Although Nieto attributed his resignation to the actions of others, questions have been raised about his capacity to pay for a sumptuous wedding at an exclusive hotel in Antigua, a pretty colonial city just outside Guatemala City. Regardless of whether he paid for it or not, it didn’t look good for the federal government’s anti-corruption chief to host such an extravagant wedding.
López Obrador, who frequently rails against the excesses of past officials and quips “there can’t be a rich government with poor people,” described the events in Guatemala as a “scandalous affair” and advised officials to act with “moderation and austerity.”

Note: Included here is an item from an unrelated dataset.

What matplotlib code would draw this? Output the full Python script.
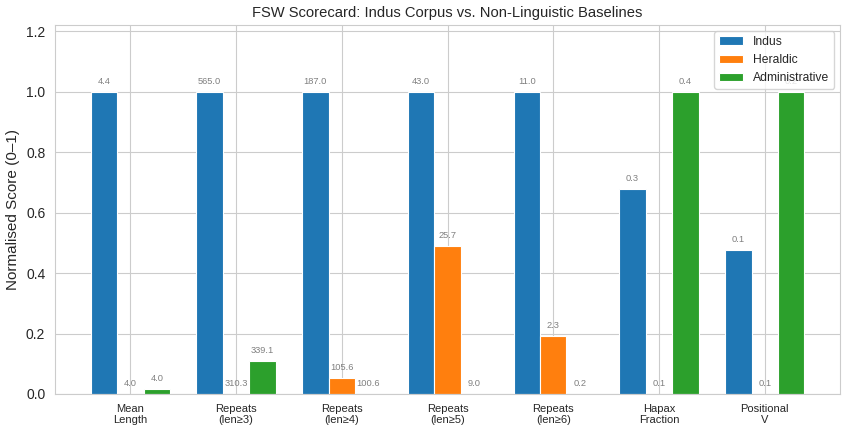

The departure of Nieto is a blow for the president, who has used the UIF as a spearhead in his fight against corruption. The 48-year-old former electoral crimes prosecutor worked closely with the federal Attorney General’s Office on high-profile corruption probes such as the Odebrecht case, which threatens to ensnare numerous high-profile former officials.
Nieto’s tenure at the helm of the UIF was not, however, devoid of controversy. Attorney General Alejandro Gertz Manero last year indirectly accused him of failing to respect the right to the presumption of innocence after he made public remarks about cases involving ex-cabinet secretary Rosario Robles, ex-Pemex chief Emilio Lozoya and ex-Pemex workers’ union leader Carlos Romero Deschamps, among other high-profile former officials.
Pablo Gómez, a 75-year-old former lawmaker considered a close ally of López Obrador, is the new head of the UIF, the president’s office said in a statement.
Gómez is also a National Autonomous University-trained economist and a professor, the office noted, adding that he is well known for his “career in favor of social causes and human rights beginning with the students’ movement of 1968.”